## JOB:
Can you find the lines of the listing that include "matplotlib" and copy every one?

## PROVIDED DATA:
┄┄┄┄┄┄
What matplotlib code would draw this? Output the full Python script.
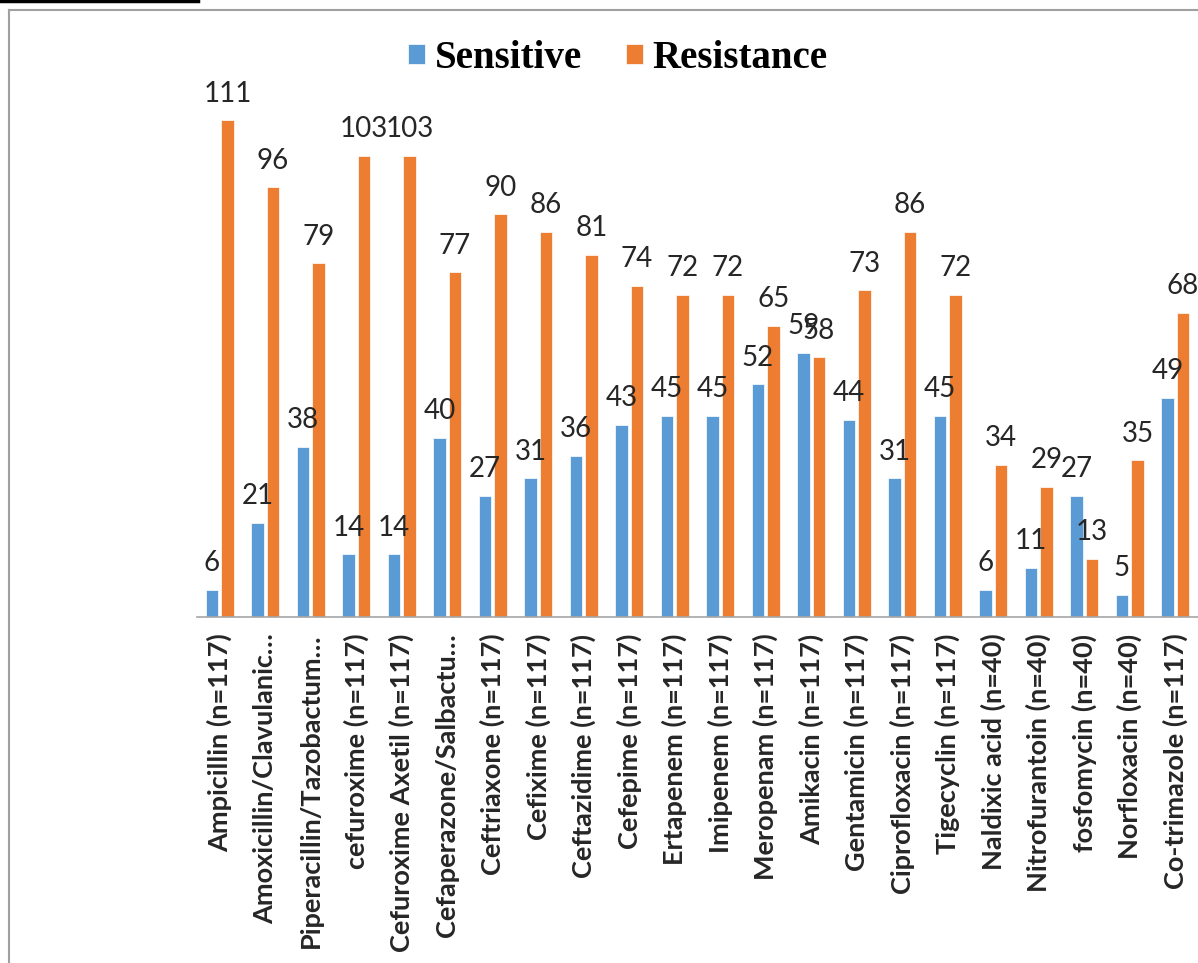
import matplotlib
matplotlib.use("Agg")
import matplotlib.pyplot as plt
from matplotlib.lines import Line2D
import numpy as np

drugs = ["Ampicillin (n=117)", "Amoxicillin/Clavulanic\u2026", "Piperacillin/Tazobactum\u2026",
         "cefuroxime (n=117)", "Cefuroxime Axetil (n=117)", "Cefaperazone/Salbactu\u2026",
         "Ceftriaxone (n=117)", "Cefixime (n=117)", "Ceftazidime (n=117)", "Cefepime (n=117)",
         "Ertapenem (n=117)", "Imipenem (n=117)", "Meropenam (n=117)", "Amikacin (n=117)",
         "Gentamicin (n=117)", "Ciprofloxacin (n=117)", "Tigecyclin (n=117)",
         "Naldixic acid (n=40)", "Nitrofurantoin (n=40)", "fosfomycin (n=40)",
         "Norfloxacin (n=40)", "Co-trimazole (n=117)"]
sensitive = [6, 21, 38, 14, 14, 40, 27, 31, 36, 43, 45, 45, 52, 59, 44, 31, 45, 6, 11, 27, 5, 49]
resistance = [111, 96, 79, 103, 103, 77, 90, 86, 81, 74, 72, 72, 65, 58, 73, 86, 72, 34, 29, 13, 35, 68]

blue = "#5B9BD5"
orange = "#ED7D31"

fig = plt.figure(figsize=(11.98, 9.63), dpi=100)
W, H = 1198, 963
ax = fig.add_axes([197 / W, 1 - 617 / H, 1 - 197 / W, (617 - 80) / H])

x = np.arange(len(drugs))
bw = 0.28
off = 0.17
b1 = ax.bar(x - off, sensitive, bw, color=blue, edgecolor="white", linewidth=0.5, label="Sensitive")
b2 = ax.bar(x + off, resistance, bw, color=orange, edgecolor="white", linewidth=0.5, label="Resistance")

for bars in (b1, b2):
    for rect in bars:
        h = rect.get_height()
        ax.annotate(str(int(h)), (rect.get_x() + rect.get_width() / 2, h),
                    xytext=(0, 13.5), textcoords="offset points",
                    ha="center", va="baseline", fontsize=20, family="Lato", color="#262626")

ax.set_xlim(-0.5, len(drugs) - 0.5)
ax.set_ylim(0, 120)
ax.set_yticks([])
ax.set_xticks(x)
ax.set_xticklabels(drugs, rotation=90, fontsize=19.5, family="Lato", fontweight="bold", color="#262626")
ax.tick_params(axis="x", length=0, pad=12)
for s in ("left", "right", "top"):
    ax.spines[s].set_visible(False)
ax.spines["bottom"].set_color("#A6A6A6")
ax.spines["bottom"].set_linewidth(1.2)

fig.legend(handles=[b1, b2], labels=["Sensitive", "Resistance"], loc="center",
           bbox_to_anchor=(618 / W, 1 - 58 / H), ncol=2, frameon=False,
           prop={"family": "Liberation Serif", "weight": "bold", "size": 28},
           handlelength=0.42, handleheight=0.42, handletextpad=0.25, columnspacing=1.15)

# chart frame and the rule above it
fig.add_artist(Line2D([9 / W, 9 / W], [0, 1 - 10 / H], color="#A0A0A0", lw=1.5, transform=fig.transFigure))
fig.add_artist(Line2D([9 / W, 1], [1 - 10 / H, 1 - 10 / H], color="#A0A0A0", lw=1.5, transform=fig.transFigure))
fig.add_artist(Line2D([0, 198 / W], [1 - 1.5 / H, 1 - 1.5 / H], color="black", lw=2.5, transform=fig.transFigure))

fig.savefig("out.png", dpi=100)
┄┄┄┄┄┄
## CORRECT ANSWER:
What matplotlib code would draw this? Output the full Python script.
import matplotlib
matplotlib.use("Agg")
import matplotlib.pyplot as plt
from matplotlib.lines import Line2D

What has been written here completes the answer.